A veces entrábamos en la papelería de nuestro barrio sin necesidad de comprar, sólo por el placer de disfrutar de aquella mezcla de olores donde el pegamento, la madera de los lápices, el aroma de las gomas de borrar y el perfume de los libros nuevos creaban un ambiente mágico lleno de sensaciones. Las papelerías eran entonces un buen negocio porque no tenían la competencia de otros establecimientos y también porque hace cuarenta años había más niños en las calles y en las casas abundaban las familias numerosas con niños en edad escolar. No sobraba para excesos, pero el material escolar era obligatorio en las  casas aunque esa semana no quedara dinero para el cine del domingo. 
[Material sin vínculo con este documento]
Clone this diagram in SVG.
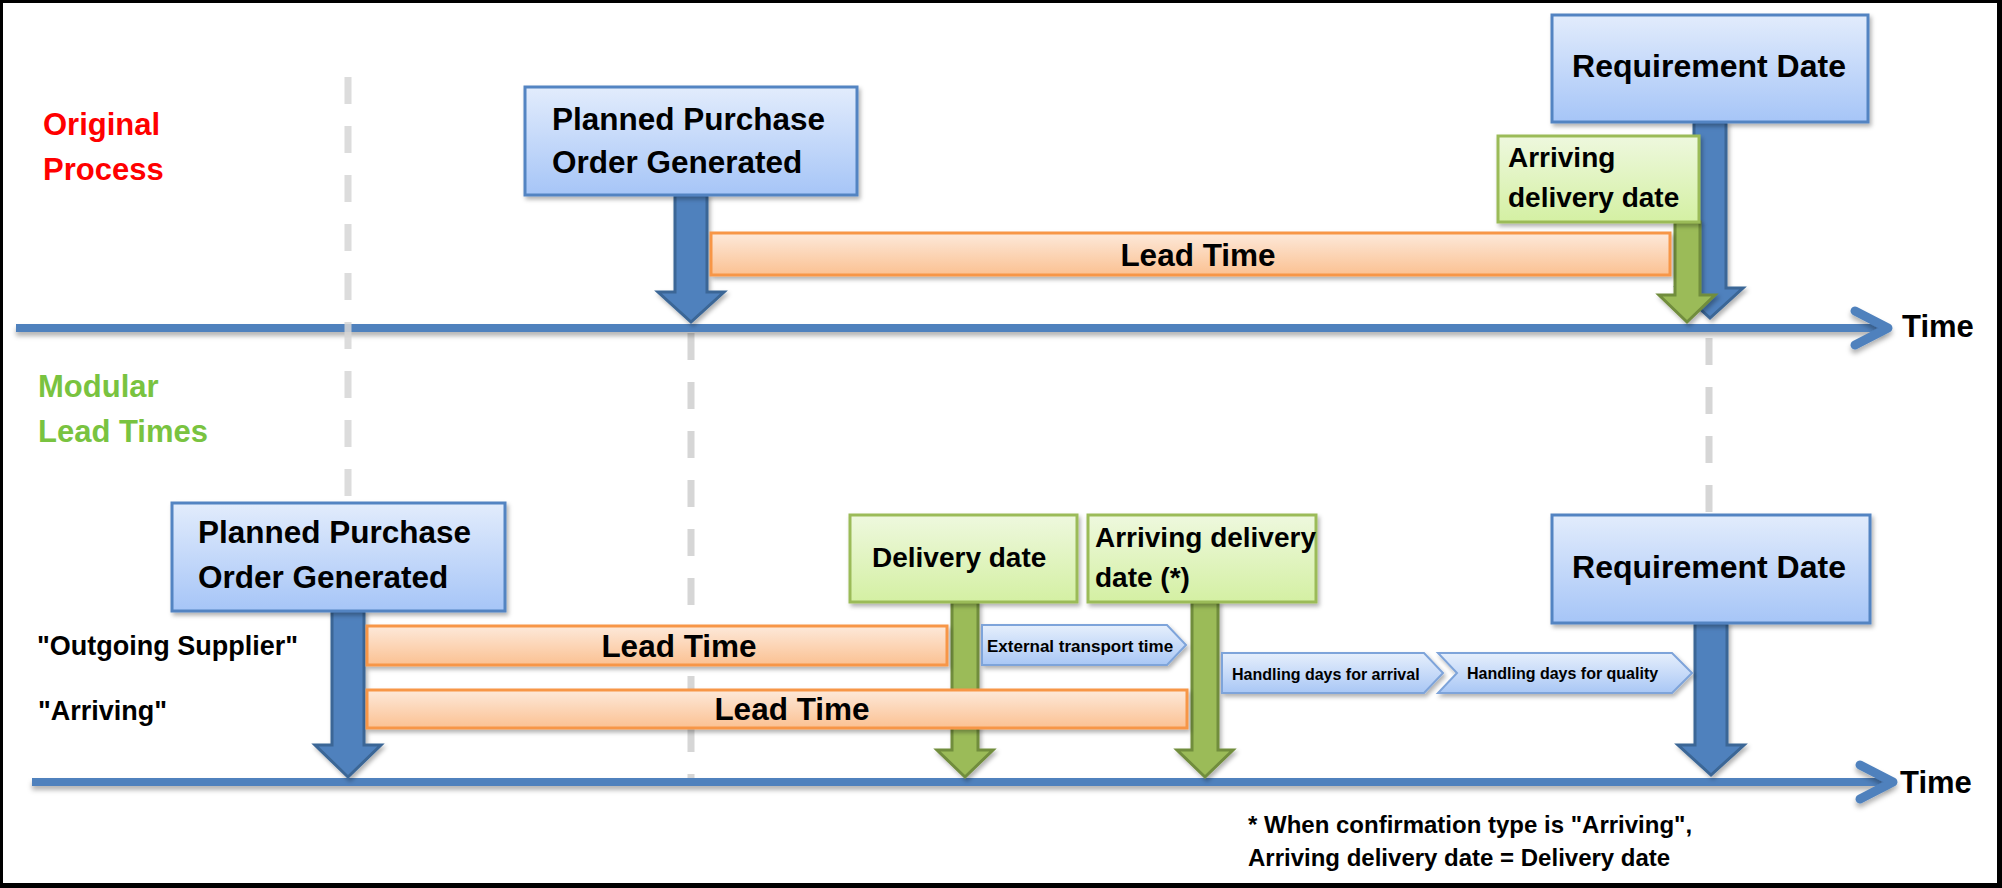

Las papelerías fueron desapareciendo y las que han conseguido sobrevivir han tenido que reinventarse. “Ya no podemos mantenernos vendiendo artículos exclusivos de papelería”, me cuenta María Isabel Martínez Ibáñez. Es la propietaria de la papelería ‘Estrisa’, una superviviente que lleva treinta años manteniendo su negocio en el corazón de la calle de Pedro Jover, entre el Hospital Provincial y el Cuartel de la Misericordia.




“Ahora tenemos papelería, librería, prensa, hacemos fotocopias, vendemos mochilas, artículos de regalo, recargamos los teléfonos móviles y hasta he tenido que poner un punto de recepción para artículos de Amazón y el Corte Inglés que se venden por Internet”, explica la dueña.




Si hace treinta años había que ir a una  papelería si querías comprarte un lápiz o una goma, ahora la competencia ha estirado la oferta. Primero llegaron las grandes superficies comerciales, con la marca Pryca poniendo en jaque a cientos de pequeños negocios familiares y en los últimos tiempos se han sumado los bazares chinos, que se multiplican por los barrios, y donde se puede encontrar de todo. “Los chinos nos han hecho mucho daño porque la gente se cree que de verdad venden más barato, pero no tienen en cuenta la calidad del producto que están comprando”, subraya María Isabel Martínez.




En septiembre el negocio repunta por la vuelta al colegio, el material escolar, los libros de texto, pero ya no se vende como antes. También en Navidad se mejoran las ventas con los regalos que expone en sus vitrinas y con los libros, que compensan los meses de sequía comercial. “En general, las ventas han bajado mucho a lo largo del año. Se ha producido un descenso muy importante en los periódicos, antes llegaba un domingo y a las once de la mañana no te quedaba ya prensa del día, y ahora cuesta poder vender la mitad”.




María Isabel Martínez Ibáñez sigue en pie detrás del mostrador, apurando los últimos meses que le quedan para la jubilación. Cuando se retire se quedara su hija, si el negocio lo permite. Atrás se queda una vida llena de trabajo: fue vendedora de pescado, churrera, trabajó de dependienta en la confitería La Victoria del Paseo, y fue niña de Simago en los años setenta. Su afición por el trabajo le viene de familia. Su madre la enseñó a buscarse la vida desde niña, cuando tenían una churrería en el barrio de las Almadrabillas, un negocio familiar que todas las mañanas, antes de que el sol asomara, ya perfumaba el barrio con el aroma denso del aceite hirviendo y la harina. Era un espectáculo para los sentidos asistir a aquella ceremonia mañanera en la que Isabel Ibáñez iniciaba el ritual de los churros en la misma acera de la calle. Algunos de los clientes habituales solían decirle: “Isabel, este olor le levanta el ánimo a cualquiera”. Y no era exagerado. El aroma de los churros era el perfume de las mañanas del barrio de las Almadrabillas como antes lo había sido el del óxido de los hierros de Oliveros y el  de la gasolinera.




La churrería, que empezó a funcionar en el invierno de 1958, fue la escuela y la universidad de la librera de la calle de Pedro Jover. Allí se enseño a trabajar, allí se acostumbró al contacto diario con el público y adquirió una habilidad especial para convencer al cliente más duro de que los libros que ella vende, de que sus lápices de colores, son los mejores del mundo.